== Stated exercise ==
Your task is to give the listing below back word for word, pictures excluded.

== Supplied information ==
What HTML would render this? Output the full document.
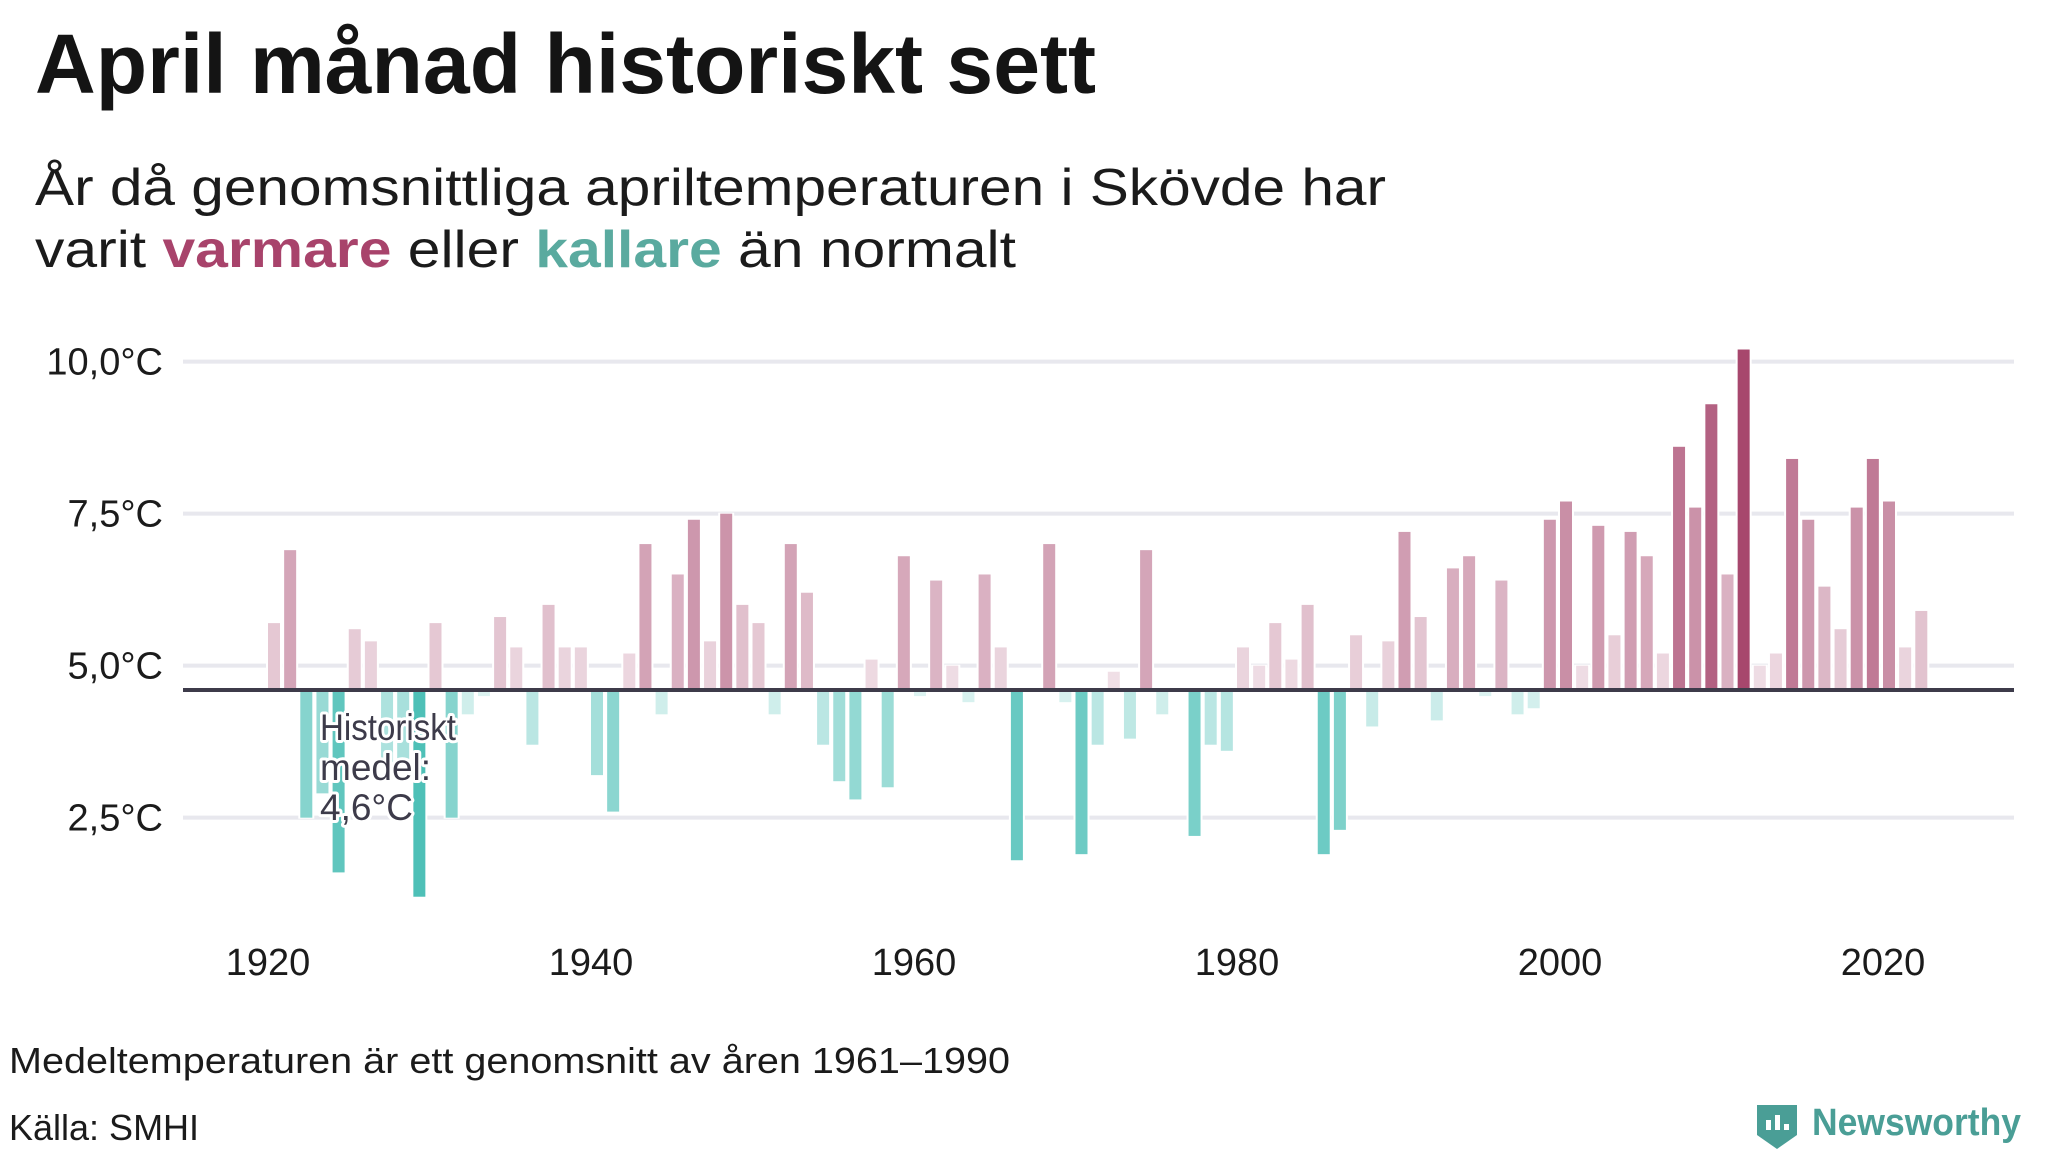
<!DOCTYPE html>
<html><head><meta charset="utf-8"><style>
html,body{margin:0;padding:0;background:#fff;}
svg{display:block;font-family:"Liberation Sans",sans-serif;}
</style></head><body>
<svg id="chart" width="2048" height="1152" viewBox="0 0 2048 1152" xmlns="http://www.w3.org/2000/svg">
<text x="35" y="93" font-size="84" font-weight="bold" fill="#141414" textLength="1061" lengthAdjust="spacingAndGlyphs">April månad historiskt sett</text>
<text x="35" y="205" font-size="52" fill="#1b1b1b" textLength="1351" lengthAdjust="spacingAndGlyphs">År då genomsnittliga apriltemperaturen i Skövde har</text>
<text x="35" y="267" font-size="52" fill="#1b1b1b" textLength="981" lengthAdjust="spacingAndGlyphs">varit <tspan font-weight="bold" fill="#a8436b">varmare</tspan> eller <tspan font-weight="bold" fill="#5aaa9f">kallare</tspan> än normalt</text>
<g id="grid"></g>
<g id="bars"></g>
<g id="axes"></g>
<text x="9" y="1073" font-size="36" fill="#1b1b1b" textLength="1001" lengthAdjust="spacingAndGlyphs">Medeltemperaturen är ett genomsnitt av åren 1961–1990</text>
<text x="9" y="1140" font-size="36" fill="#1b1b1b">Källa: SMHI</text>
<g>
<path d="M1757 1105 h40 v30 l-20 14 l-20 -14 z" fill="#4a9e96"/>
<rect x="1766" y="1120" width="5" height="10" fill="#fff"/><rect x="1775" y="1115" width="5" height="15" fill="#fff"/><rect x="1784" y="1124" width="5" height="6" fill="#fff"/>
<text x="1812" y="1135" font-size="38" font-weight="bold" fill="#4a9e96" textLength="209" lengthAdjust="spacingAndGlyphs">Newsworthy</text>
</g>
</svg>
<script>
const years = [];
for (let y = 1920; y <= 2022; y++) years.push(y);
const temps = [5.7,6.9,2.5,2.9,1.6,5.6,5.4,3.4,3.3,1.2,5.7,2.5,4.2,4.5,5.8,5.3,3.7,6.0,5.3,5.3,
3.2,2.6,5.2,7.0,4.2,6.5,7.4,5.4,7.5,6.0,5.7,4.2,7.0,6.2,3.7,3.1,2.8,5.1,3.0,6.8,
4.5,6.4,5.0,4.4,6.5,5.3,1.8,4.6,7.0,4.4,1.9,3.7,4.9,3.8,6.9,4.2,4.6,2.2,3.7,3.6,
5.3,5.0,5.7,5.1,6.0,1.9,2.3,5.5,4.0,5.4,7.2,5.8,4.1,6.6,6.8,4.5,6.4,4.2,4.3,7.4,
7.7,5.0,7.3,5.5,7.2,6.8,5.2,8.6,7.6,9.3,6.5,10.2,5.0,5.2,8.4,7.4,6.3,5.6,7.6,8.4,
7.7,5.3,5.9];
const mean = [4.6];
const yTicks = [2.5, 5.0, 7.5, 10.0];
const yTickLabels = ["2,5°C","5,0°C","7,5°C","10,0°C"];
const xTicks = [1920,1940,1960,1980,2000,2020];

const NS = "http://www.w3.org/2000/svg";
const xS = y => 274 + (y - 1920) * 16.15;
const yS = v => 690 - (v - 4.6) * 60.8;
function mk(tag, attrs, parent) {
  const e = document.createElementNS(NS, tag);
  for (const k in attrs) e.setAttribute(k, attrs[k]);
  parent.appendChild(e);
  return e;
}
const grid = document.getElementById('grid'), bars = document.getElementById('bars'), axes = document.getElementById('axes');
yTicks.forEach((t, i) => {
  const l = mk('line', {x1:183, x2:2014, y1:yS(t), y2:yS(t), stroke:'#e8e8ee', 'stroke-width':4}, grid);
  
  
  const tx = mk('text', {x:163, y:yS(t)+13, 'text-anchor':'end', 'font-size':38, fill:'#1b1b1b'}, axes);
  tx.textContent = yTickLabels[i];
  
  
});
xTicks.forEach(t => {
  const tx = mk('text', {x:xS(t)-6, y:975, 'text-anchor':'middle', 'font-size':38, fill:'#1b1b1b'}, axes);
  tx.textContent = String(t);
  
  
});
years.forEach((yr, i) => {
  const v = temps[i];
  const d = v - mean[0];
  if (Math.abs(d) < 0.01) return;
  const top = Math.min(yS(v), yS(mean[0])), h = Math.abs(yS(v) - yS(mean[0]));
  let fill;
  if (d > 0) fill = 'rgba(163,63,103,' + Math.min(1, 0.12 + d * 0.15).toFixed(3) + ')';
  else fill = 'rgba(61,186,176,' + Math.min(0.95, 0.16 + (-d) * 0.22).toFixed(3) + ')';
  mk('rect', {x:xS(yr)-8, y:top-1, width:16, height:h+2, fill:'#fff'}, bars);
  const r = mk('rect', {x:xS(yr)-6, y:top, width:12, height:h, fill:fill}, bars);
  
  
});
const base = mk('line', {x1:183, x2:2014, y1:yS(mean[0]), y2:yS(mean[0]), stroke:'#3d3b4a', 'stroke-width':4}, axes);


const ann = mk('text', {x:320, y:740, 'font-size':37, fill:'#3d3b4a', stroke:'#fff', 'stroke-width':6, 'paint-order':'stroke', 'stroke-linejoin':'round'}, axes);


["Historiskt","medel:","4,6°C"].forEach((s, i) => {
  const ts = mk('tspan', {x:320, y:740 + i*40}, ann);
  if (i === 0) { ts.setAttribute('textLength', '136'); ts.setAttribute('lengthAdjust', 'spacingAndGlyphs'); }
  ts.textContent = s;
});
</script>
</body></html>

== Solution to the exercise ==
What HTML would render this? Output the full document.
<!DOCTYPE html>
<html><head><meta charset="utf-8"><style>
html,body{margin:0;padding:0;background:#fff;}
svg{display:block;font-family:"Liberation Sans",sans-serif;}
</style></head><body>
<svg id="chart" width="2048" height="1152" viewBox="0 0 2048 1152" xmlns="http://www.w3.org/2000/svg">
<text x="35" y="93" font-size="84" font-weight="bold" fill="#141414" textLength="1061" lengthAdjust="spacingAndGlyphs">April månad historiskt sett</text>
<text x="35" y="205" font-size="52" fill="#1b1b1b" textLength="1351" lengthAdjust="spacingAndGlyphs">År då genomsnittliga apriltemperaturen i Skövde har</text>
<text x="35" y="267" font-size="52" fill="#1b1b1b" textLength="981" lengthAdjust="spacingAndGlyphs">varit <tspan font-weight="bold" fill="#a8436b">varmare</tspan> eller <tspan font-weight="bold" fill="#5aaa9f">kallare</tspan> än normalt</text>
<g id="grid"></g>
<g id="bars"></g>
<g id="axes"></g>
<text x="9" y="1073" font-size="36" fill="#1b1b1b" textLength="1001" lengthAdjust="spacingAndGlyphs">Medeltemperaturen är ett genomsnitt av åren 1961–1990</text>
<text x="9" y="1140" font-size="36" fill="#1b1b1b">Källa: SMHI</text>
<g>
<path d="M1757 1105 h40 v30 l-20 14 l-20 -14 z" fill="#4a9e96"/>
<rect x="1766" y="1120" width="5" height="10" fill="#fff"/><rect x="1775" y="1115" width="5" height="15" fill="#fff"/><rect x="1784" y="1124" width="5" height="6" fill="#fff"/>
<text x="1812" y="1135" font-size="38" font-weight="bold" fill="#4a9e96" textLength="209" lengthAdjust="spacingAndGlyphs">Newsworthy</text>
</g>
</svg>
<script>
const years = [];
for (let y = 1920; y <= 2022; y++) years.push(y);
const temps = [5.7,6.9,2.5,2.9,1.6,5.6,5.4,3.4,3.3,1.2,5.7,2.5,4.2,4.5,5.8,5.3,3.7,6.0,5.3,5.3,
3.2,2.6,5.2,7.0,4.2,6.5,7.4,5.4,7.5,6.0,5.7,4.2,7.0,6.2,3.7,3.1,2.8,5.1,3.0,6.8,
4.5,6.4,5.0,4.4,6.5,5.3,1.8,4.6,7.0,4.4,1.9,3.7,4.9,3.8,6.9,4.2,4.6,2.2,3.7,3.6,
5.3,5.0,5.7,5.1,6.0,1.9,2.3,5.5,4.0,5.4,7.2,5.8,4.1,6.6,6.8,4.5,6.4,4.2,4.3,7.4,
7.7,5.0,7.3,5.5,7.2,6.8,5.2,8.6,7.6,9.3,6.5,10.2,5.0,5.2,8.4,7.4,6.3,5.6,7.6,8.4,
7.7,5.3,5.9];
const mean = [4.6];
const yTicks = [2.5, 5.0, 7.5, 10.0];
const yTickLabels = ["2,5°C","5,0°C","7,5°C","10,0°C"];
const xTicks = [1920,1940,1960,1980,2000,2020];

const NS = "http://www.w3.org/2000/svg";
const xS = y => 274 + (y - 1920) * 16.15;
const yS = v => 690 - (v - 4.6) * 60.8;
function mk(tag, attrs, parent) {
  const e = document.createElementNS(NS, tag);
  for (const k in attrs) e.setAttribute(k, attrs[k]);
  parent.appendChild(e);
  return e;
}
const grid = document.getElementById('grid'), bars = document.getElementById('bars'), axes = document.getElementById('axes');
yTicks.forEach((t, i) => {
  const l = mk('line', {x1:183, x2:2014, y1:yS(t), y2:yS(t), stroke:'#e8e8ee', 'stroke-width':4}, grid);
  
  
  const tx = mk('text', {x:163, y:yS(t)+13, 'text-anchor':'end', 'font-size':38, fill:'#1b1b1b'}, axes);
  tx.textContent = yTickLabels[i];
  
  
});
xTicks.forEach(t => {
  const tx = mk('text', {x:xS(t)-6, y:975, 'text-anchor':'middle', 'font-size':38, fill:'#1b1b1b'}, axes);
  tx.textContent = String(t);
  
  
});
years.forEach((yr, i) => {
  const v = temps[i];
  const d = v - mean[0];
  if (Math.abs(d) < 0.01) return;
  const top = Math.min(yS(v), yS(mean[0])), h = Math.abs(yS(v) - yS(mean[0]));
  let fill;
  if (d > 0) fill = 'rgba(163,63,103,' + Math.min(1, 0.12 + d * 0.15).toFixed(3) + ')';
  else fill = 'rgba(61,186,176,' + Math.min(0.95, 0.16 + (-d) * 0.22).toFixed(3) + ')';
  mk('rect', {x:xS(yr)-8, y:top-1, width:16, height:h+2, fill:'#fff'}, bars);
  const r = mk('rect', {x:xS(yr)-6, y:top, width:12, height:h, fill:fill}, bars);
  
  
});
const base = mk('line', {x1:183, x2:2014, y1:yS(mean[0]), y2:yS(mean[0]), stroke:'#3d3b4a', 'stroke-width':4}, axes);


const ann = mk('text', {x:320, y:740, 'font-size':37, fill:'#3d3b4a', stroke:'#fff', 'stroke-width':6, 'paint-order':'stroke', 'stroke-linejoin':'round'}, axes);


["Historiskt","medel:","4,6°C"].forEach((s, i) => {
  const ts = mk('tspan', {x:320, y:740 + i*40}, ann);
  if (i === 0) { ts.setAttribute('textLength', '136'); ts.setAttribute('lengthAdjust', 'spacingAndGlyphs'); }
  ts.textContent = s;
});
</script>
</body></html>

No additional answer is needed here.